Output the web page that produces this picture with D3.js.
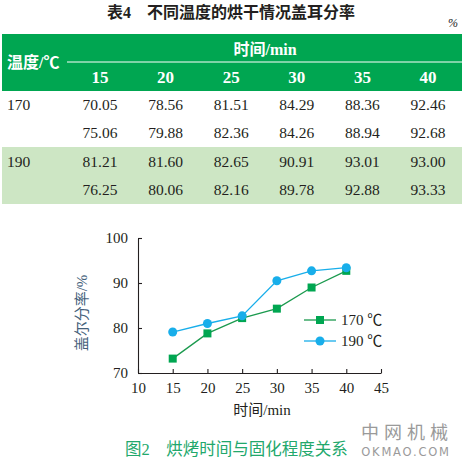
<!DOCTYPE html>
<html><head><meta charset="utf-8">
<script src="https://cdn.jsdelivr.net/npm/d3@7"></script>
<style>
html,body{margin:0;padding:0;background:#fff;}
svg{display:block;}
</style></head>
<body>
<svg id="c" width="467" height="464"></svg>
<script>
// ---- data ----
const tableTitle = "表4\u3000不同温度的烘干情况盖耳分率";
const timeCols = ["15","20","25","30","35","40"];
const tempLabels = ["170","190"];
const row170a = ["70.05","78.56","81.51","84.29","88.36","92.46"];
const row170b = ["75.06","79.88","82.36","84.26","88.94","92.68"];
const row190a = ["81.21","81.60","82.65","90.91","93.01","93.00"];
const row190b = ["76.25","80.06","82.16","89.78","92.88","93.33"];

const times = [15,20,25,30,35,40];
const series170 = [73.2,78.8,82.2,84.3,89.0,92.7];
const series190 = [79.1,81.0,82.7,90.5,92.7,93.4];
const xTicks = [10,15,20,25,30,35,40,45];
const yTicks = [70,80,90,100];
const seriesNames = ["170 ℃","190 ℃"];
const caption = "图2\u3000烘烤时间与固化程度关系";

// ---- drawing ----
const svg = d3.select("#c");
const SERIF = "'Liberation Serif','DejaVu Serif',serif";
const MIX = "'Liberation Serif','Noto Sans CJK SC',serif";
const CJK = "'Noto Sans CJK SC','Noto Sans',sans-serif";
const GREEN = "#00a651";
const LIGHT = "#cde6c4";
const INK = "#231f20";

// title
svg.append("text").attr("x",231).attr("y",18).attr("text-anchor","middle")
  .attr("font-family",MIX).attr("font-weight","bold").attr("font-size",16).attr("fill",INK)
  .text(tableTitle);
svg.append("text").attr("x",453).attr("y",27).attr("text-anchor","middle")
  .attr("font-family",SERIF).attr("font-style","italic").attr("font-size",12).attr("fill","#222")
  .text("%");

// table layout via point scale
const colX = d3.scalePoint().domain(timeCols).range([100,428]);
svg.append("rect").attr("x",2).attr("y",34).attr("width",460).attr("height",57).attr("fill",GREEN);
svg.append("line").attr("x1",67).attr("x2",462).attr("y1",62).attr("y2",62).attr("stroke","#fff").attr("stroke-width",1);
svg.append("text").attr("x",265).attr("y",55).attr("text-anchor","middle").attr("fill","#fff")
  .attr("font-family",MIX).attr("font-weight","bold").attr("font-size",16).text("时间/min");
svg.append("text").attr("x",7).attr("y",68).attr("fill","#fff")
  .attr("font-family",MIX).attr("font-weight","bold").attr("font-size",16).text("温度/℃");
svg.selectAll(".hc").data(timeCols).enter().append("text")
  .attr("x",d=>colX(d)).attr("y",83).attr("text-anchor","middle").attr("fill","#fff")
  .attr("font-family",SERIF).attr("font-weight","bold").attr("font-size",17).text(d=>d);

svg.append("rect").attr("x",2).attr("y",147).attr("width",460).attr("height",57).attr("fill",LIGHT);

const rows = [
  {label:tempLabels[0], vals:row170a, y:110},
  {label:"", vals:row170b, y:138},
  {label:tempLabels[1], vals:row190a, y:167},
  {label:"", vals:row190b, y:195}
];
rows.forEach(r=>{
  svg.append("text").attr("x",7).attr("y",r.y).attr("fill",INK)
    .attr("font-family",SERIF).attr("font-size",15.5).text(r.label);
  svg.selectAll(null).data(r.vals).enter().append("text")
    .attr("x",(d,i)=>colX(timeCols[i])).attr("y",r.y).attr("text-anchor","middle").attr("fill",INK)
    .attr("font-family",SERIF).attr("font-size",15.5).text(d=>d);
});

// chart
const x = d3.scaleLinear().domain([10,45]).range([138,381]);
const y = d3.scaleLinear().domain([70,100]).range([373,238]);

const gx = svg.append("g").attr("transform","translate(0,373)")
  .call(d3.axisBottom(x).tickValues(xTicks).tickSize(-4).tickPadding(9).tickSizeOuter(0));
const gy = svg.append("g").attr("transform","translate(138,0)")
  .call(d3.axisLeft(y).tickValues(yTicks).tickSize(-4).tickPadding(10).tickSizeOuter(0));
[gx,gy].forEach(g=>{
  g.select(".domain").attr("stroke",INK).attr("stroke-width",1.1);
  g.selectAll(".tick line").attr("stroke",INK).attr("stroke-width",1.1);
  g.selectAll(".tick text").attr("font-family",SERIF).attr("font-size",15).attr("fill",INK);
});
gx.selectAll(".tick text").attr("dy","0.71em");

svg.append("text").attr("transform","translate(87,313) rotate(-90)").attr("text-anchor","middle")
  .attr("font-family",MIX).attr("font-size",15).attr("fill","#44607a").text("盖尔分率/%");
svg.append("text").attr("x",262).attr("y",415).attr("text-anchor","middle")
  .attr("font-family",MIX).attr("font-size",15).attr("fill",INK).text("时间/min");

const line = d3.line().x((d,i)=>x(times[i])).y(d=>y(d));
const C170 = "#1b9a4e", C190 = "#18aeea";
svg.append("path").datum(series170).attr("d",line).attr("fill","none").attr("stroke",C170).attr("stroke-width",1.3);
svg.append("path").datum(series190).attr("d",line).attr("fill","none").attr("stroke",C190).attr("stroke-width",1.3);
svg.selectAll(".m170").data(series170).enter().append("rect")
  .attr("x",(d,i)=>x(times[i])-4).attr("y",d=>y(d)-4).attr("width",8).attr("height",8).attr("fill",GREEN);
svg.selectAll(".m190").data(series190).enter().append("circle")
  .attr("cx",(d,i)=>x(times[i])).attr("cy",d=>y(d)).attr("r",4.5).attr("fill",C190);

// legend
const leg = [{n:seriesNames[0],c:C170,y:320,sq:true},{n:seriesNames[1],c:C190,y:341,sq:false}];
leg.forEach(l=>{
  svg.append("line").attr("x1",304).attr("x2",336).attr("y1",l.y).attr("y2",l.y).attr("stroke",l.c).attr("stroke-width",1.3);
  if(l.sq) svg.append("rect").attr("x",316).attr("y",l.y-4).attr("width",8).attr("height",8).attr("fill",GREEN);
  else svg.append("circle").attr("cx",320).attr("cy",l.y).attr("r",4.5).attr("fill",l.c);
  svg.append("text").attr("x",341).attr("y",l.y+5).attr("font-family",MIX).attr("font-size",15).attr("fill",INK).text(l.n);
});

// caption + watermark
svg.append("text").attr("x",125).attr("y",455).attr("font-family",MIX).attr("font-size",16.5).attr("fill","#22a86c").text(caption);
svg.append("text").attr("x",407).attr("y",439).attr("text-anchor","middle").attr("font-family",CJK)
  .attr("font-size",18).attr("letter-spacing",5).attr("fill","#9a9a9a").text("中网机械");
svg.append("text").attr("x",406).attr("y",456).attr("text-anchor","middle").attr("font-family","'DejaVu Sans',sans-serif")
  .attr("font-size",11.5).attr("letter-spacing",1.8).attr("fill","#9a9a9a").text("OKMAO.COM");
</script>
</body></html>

-----

» What the task requires: Repeat the material above word for word, please, apart from its images.

» Response below:
Output the web page that produces this picture with D3.js.
<!DOCTYPE html>
<html><head><meta charset="utf-8">
<script src="https://cdn.jsdelivr.net/npm/d3@7"></script>
<style>
html,body{margin:0;padding:0;background:#fff;}
svg{display:block;}
</style></head>
<body>
<svg id="c" width="467" height="464"></svg>
<script>
// ---- data ----
const tableTitle = "表4\u3000不同温度的烘干情况盖耳分率";
const timeCols = ["15","20","25","30","35","40"];
const tempLabels = ["170","190"];
const row170a = ["70.05","78.56","81.51","84.29","88.36","92.46"];
const row170b = ["75.06","79.88","82.36","84.26","88.94","92.68"];
const row190a = ["81.21","81.60","82.65","90.91","93.01","93.00"];
const row190b = ["76.25","80.06","82.16","89.78","92.88","93.33"];

const times = [15,20,25,30,35,40];
const series170 = [73.2,78.8,82.2,84.3,89.0,92.7];
const series190 = [79.1,81.0,82.7,90.5,92.7,93.4];
const xTicks = [10,15,20,25,30,35,40,45];
const yTicks = [70,80,90,100];
const seriesNames = ["170 ℃","190 ℃"];
const caption = "图2\u3000烘烤时间与固化程度关系";

// ---- drawing ----
const svg = d3.select("#c");
const SERIF = "'Liberation Serif','DejaVu Serif',serif";
const MIX = "'Liberation Serif','Noto Sans CJK SC',serif";
const CJK = "'Noto Sans CJK SC','Noto Sans',sans-serif";
const GREEN = "#00a651";
const LIGHT = "#cde6c4";
const INK = "#231f20";

// title
svg.append("text").attr("x",231).attr("y",18).attr("text-anchor","middle")
  .attr("font-family",MIX).attr("font-weight","bold").attr("font-size",16).attr("fill",INK)
  .text(tableTitle);
svg.append("text").attr("x",453).attr("y",27).attr("text-anchor","middle")
  .attr("font-family",SERIF).attr("font-style","italic").attr("font-size",12).attr("fill","#222")
  .text("%");

// table layout via point scale
const colX = d3.scalePoint().domain(timeCols).range([100,428]);
svg.append("rect").attr("x",2).attr("y",34).attr("width",460).attr("height",57).attr("fill",GREEN);
svg.append("line").attr("x1",67).attr("x2",462).attr("y1",62).attr("y2",62).attr("stroke","#fff").attr("stroke-width",1);
svg.append("text").attr("x",265).attr("y",55).attr("text-anchor","middle").attr("fill","#fff")
  .attr("font-family",MIX).attr("font-weight","bold").attr("font-size",16).text("时间/min");
svg.append("text").attr("x",7).attr("y",68).attr("fill","#fff")
  .attr("font-family",MIX).attr("font-weight","bold").attr("font-size",16).text("温度/℃");
svg.selectAll(".hc").data(timeCols).enter().append("text")
  .attr("x",d=>colX(d)).attr("y",83).attr("text-anchor","middle").attr("fill","#fff")
  .attr("font-family",SERIF).attr("font-weight","bold").attr("font-size",17).text(d=>d);

svg.append("rect").attr("x",2).attr("y",147).attr("width",460).attr("height",57).attr("fill",LIGHT);

const rows = [
  {label:tempLabels[0], vals:row170a, y:110},
  {label:"", vals:row170b, y:138},
  {label:tempLabels[1], vals:row190a, y:167},
  {label:"", vals:row190b, y:195}
];
rows.forEach(r=>{
  svg.append("text").attr("x",7).attr("y",r.y).attr("fill",INK)
    .attr("font-family",SERIF).attr("font-size",15.5).text(r.label);
  svg.selectAll(null).data(r.vals).enter().append("text")
    .attr("x",(d,i)=>colX(timeCols[i])).attr("y",r.y).attr("text-anchor","middle").attr("fill",INK)
    .attr("font-family",SERIF).attr("font-size",15.5).text(d=>d);
});

// chart
const x = d3.scaleLinear().domain([10,45]).range([138,381]);
const y = d3.scaleLinear().domain([70,100]).range([373,238]);

const gx = svg.append("g").attr("transform","translate(0,373)")
  .call(d3.axisBottom(x).tickValues(xTicks).tickSize(-4).tickPadding(9).tickSizeOuter(0));
const gy = svg.append("g").attr("transform","translate(138,0)")
  .call(d3.axisLeft(y).tickValues(yTicks).tickSize(-4).tickPadding(10).tickSizeOuter(0));
[gx,gy].forEach(g=>{
  g.select(".domain").attr("stroke",INK).attr("stroke-width",1.1);
  g.selectAll(".tick line").attr("stroke",INK).attr("stroke-width",1.1);
  g.selectAll(".tick text").attr("font-family",SERIF).attr("font-size",15).attr("fill",INK);
});
gx.selectAll(".tick text").attr("dy","0.71em");

svg.append("text").attr("transform","translate(87,313) rotate(-90)").attr("text-anchor","middle")
  .attr("font-family",MIX).attr("font-size",15).attr("fill","#44607a").text("盖尔分率/%");
svg.append("text").attr("x",262).attr("y",415).attr("text-anchor","middle")
  .attr("font-family",MIX).attr("font-size",15).attr("fill",INK).text("时间/min");

const line = d3.line().x((d,i)=>x(times[i])).y(d=>y(d));
const C170 = "#1b9a4e", C190 = "#18aeea";
svg.append("path").datum(series170).attr("d",line).attr("fill","none").attr("stroke",C170).attr("stroke-width",1.3);
svg.append("path").datum(series190).attr("d",line).attr("fill","none").attr("stroke",C190).attr("stroke-width",1.3);
svg.selectAll(".m170").data(series170).enter().append("rect")
  .attr("x",(d,i)=>x(times[i])-4).attr("y",d=>y(d)-4).attr("width",8).attr("height",8).attr("fill",GREEN);
svg.selectAll(".m190").data(series190).enter().append("circle")
  .attr("cx",(d,i)=>x(times[i])).attr("cy",d=>y(d)).attr("r",4.5).attr("fill",C190);

// legend
const leg = [{n:seriesNames[0],c:C170,y:320,sq:true},{n:seriesNames[1],c:C190,y:341,sq:false}];
leg.forEach(l=>{
  svg.append("line").attr("x1",304).attr("x2",336).attr("y1",l.y).attr("y2",l.y).attr("stroke",l.c).attr("stroke-width",1.3);
  if(l.sq) svg.append("rect").attr("x",316).attr("y",l.y-4).attr("width",8).attr("height",8).attr("fill",GREEN);
  else svg.append("circle").attr("cx",320).attr("cy",l.y).attr("r",4.5).attr("fill",l.c);
  svg.append("text").attr("x",341).attr("y",l.y+5).attr("font-family",MIX).attr("font-size",15).attr("fill",INK).text(l.n);
});

// caption + watermark
svg.append("text").attr("x",125).attr("y",455).attr("font-family",MIX).attr("font-size",16.5).attr("fill","#22a86c").text(caption);
svg.append("text").attr("x",407).attr("y",439).attr("text-anchor","middle").attr("font-family",CJK)
  .attr("font-size",18).attr("letter-spacing",5).attr("fill","#9a9a9a").text("中网机械");
svg.append("text").attr("x",406).attr("y",456).attr("text-anchor","middle").attr("font-family","'DejaVu Sans',sans-serif")
  .attr("font-size",11.5).attr("letter-spacing",1.8).attr("fill","#9a9a9a").text("OKMAO.COM");
</script>
</body></html>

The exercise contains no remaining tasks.